GIVEN INFORMATION:

* * * * * * *

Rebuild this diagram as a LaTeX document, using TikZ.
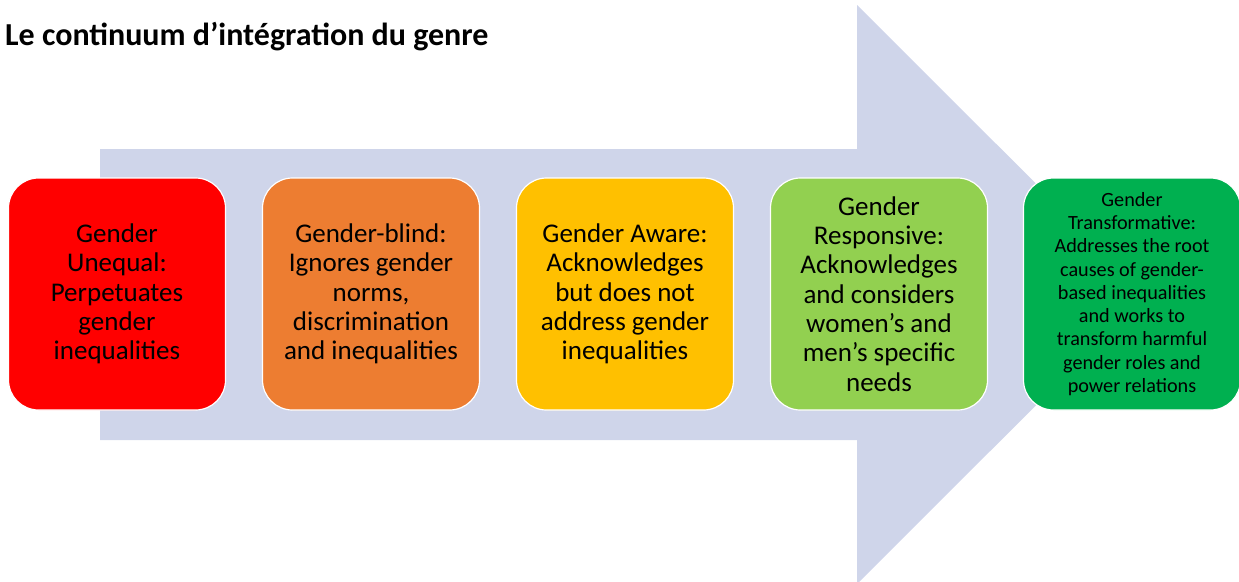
\documentclass[tikz,border=0pt]{standalone}
\usepackage{fontspec}
\setmainfont{Carlito}
\definecolor{arrowfill}{HTML}{CFD5EA}
\definecolor{cRed}{HTML}{FF0000}
\definecolor{cOrange}{HTML}{ED7D31}
\definecolor{cYellow}{HTML}{FFC000}
\definecolor{cLime}{HTML}{92D050}
\definecolor{cGreen}{HTML}{00B050}
\tikzset{
  stage/.style={draw=white, line width=1.2pt, rounded corners=30pt,
    minimum width=217pt, minimum height=232pt, inner sep=0pt,
    align=center, text=black, font=\fontsize{27}{29.3}\selectfont},
  smallstage/.style={stage, font=\fontsize{20.2}{23.3}\selectfont},
}
\begin{document}
\begin{tikzpicture}[x=1pt, y=-1pt]
  \useasboundingbox (0,0) rectangle (1239,581);
  \begin{scope}
    \clip (0,0) rectangle (1239,581);
    % large background arrow
    \fill[arrowfill] (100,149) -- (857,149) -- (857,5) -- (1147,294.5)
      -- (857,584) -- (857,440) -- (100,440) -- cycle;
    % stages of the continuum
    \node[stage, fill=cRed] (unequal) at (117,294)
      {Gender\\Unequal:\\Perpetuates\\gender\\inequalities};
    \node[stage, fill=cOrange] (blind) at (371,294)
      {Gender-blind:\\Ignores gender\\norms,\\discrimination\\and inequalities};
    \node[stage, fill=cYellow] (aware) at (625,294)
      {Gender Aware:\\Acknowledges\\but does not\\address gender\\inequalities};
    \node[stage, fill=cLime] (responsive) at (879,294)
      {Gender\\Responsive:\\Acknowledges\\and considers\\women’s and\\men’s specific\\needs};
    \node[smallstage, fill=cGreen] (transformative) at (1132,294)
      {Gender\\Transformative:\\Addresses the root\\causes of gender-\\based inequalities\\and works to\\transform harmful\\gender roles and\\power relations};
  \end{scope}
  \node[anchor=base west, inner sep=0pt, font=\fontsize{32}{36}\selectfont\bfseries] (title) at (5,45)
    {Le continuum d’intégration du genre};
\end{tikzpicture}
\end{document}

* * * * * * *

WHAT YOU WILL DO: Set down the complete material exactly, but do not include the images.

RESPONSE TO THIS EXERCISE:
Rebuild this diagram as a LaTeX document, using TikZ.
\documentclass[tikz,border=0pt]{standalone}
\usepackage{fontspec}
\setmainfont{Carlito}
\definecolor{arrowfill}{HTML}{CFD5EA}
\definecolor{cRed}{HTML}{FF0000}
\definecolor{cOrange}{HTML}{ED7D31}
\definecolor{cYellow}{HTML}{FFC000}
\definecolor{cLime}{HTML}{92D050}
\definecolor{cGreen}{HTML}{00B050}
\tikzset{
  stage/.style={draw=white, line width=1.2pt, rounded corners=30pt,
    minimum width=217pt, minimum height=232pt, inner sep=0pt,
    align=center, text=black, font=\fontsize{27}{29.3}\selectfont},
  smallstage/.style={stage, font=\fontsize{20.2}{23.3}\selectfont},
}
\begin{document}
\begin{tikzpicture}[x=1pt, y=-1pt]
  \useasboundingbox (0,0) rectangle (1239,581);
  \begin{scope}
    \clip (0,0) rectangle (1239,581);
    % large background arrow
    \fill[arrowfill] (100,149) -- (857,149) -- (857,5) -- (1147,294.5)
      -- (857,584) -- (857,440) -- (100,440) -- cycle;
    % stages of the continuum
    \node[stage, fill=cRed] (unequal) at (117,294)
      {Gender\\Unequal:\\Perpetuates\\gender\\inequalities};
    \node[stage, fill=cOrange] (blind) at (371,294)
      {Gender-blind:\\Ignores gender\\norms,\\discrimination\\and inequalities};
    \node[stage, fill=cYellow] (aware) at (625,294)
      {Gender Aware:\\Acknowledges\\but does not\\address gender\\inequalities};
    \node[stage, fill=cLime] (responsive) at (879,294)
      {Gender\\Responsive:\\Acknowledges\\and considers\\women’s and\\men’s specific\\needs};
    \node[smallstage, fill=cGreen] (transformative) at (1132,294)
      {Gender\\Transformative:\\Addresses the root\\causes of gender-\\based inequalities\\and works to\\transform harmful\\gender roles and\\power relations};
  \end{scope}
  \node[anchor=base west, inner sep=0pt, font=\fontsize{32}{36}\selectfont\bfseries] (title) at (5,45)
    {Le continuum d’intégration du genre};
\end{tikzpicture}
\end{document}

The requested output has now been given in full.